Si este panorama afectaba muy especialmente
al descarnado mensaje que la artista transmitía en relación con su percepción
opresiva de la familia o de la feminidad, con el transcurso de los años ese
mensaje se acentúa en sus series de «cuerpos blandos» y «arquitecturas de lo
siniestro». Ambas suponen una migración estética perfectamente natural y
necesaria desde el surrealismo, con cuerpos informes que sugieren un algo
animal en aberrantes mutaciones, elaborados con un solo en apariencia inocente
procedimiento —tela rosa o gris y tradicional máquina Singer de coser— y
escenarios reconstruidos que respiran extrañamiento y pavor, en los que más
allá de una puerta entreabierta —una vez más— se atisba una estancia sórdida
con muebles antropomorfos y piernas de mujer desmadejadas emergiendo de las
paredes. El deseo y el miedo se dan la mano en estas últimas propuestas de
Tanning en una suerte de cópula macabra, que subraya el testimonio coherente,
vindicativo y esencial del conjunto de su obra.
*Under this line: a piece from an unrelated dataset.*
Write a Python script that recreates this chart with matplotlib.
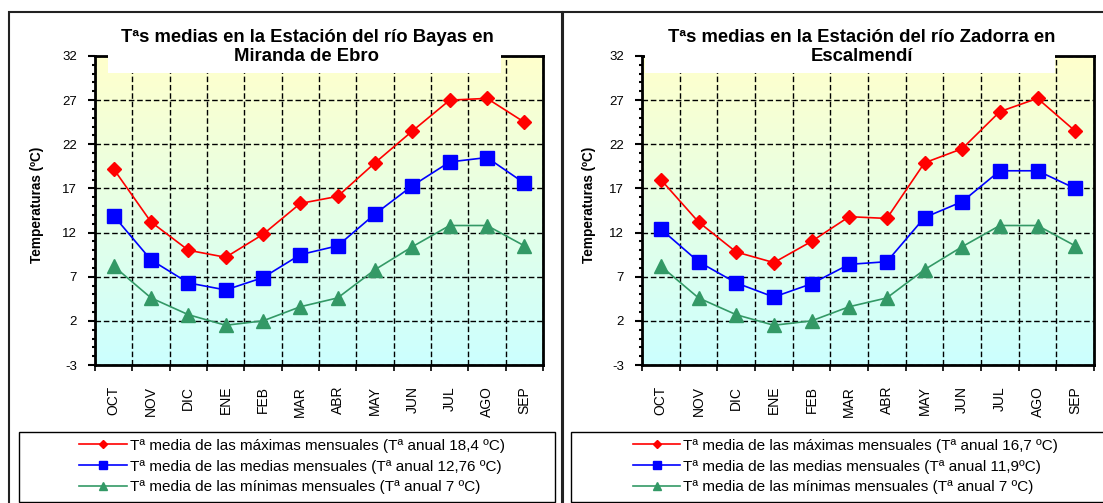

Durante tres meses el Museo Reina Sofía se
ha apuntado el gran tanto de hacer una retrospectiva total, y de hacerla muy
bien, sobre la artista estadounidense, recopilando más de ciento cincuenta
obras realizadas en el periodo comprendido entre 1931 y 1997. El Reina Sofía ha
conseguido en esta muestra excepcional, que acaba de terminar esta misma
semana, ubicar a Dorothea Tanning en el lugar de honor que le corresponde
dentro de la vanguardia internacional del siglo XX, pero también suscitar una
reflexión sobre la fuerza de la creación en sí. El ejemplo de Tanning a este
efecto es espectacular en cuanto artista en constante renovación estética y
formal aun dentro de unos presupuestos conceptuales sólidos, relevantes y
plenamente vigentes. «Detrás de la puerta, invisible, otra puerta» es el título
que el Reina Sofía ha impuesto a la muestra, dada la importancia que adquiere
este icono en la obra de la norteamericana. Las puertas, las ventanas, los
vanos que se abren y cierran creando múltiples submundos subconscientes
surcados por la inquietud, están presentes a lo largo de toda la producción de
la artista, desde sus primeros lienzos a sus últimas instalaciones. No
sorprende, por tanto, que todavía en uno de sus últimos poemas, ya cerca de la
muerte, escribiera Tanning: «Mis ventanas son detectives privados. / Se abren
con autoridad: / eligen dejar entrar o dejar fuera. / Nada desanima su fervor.»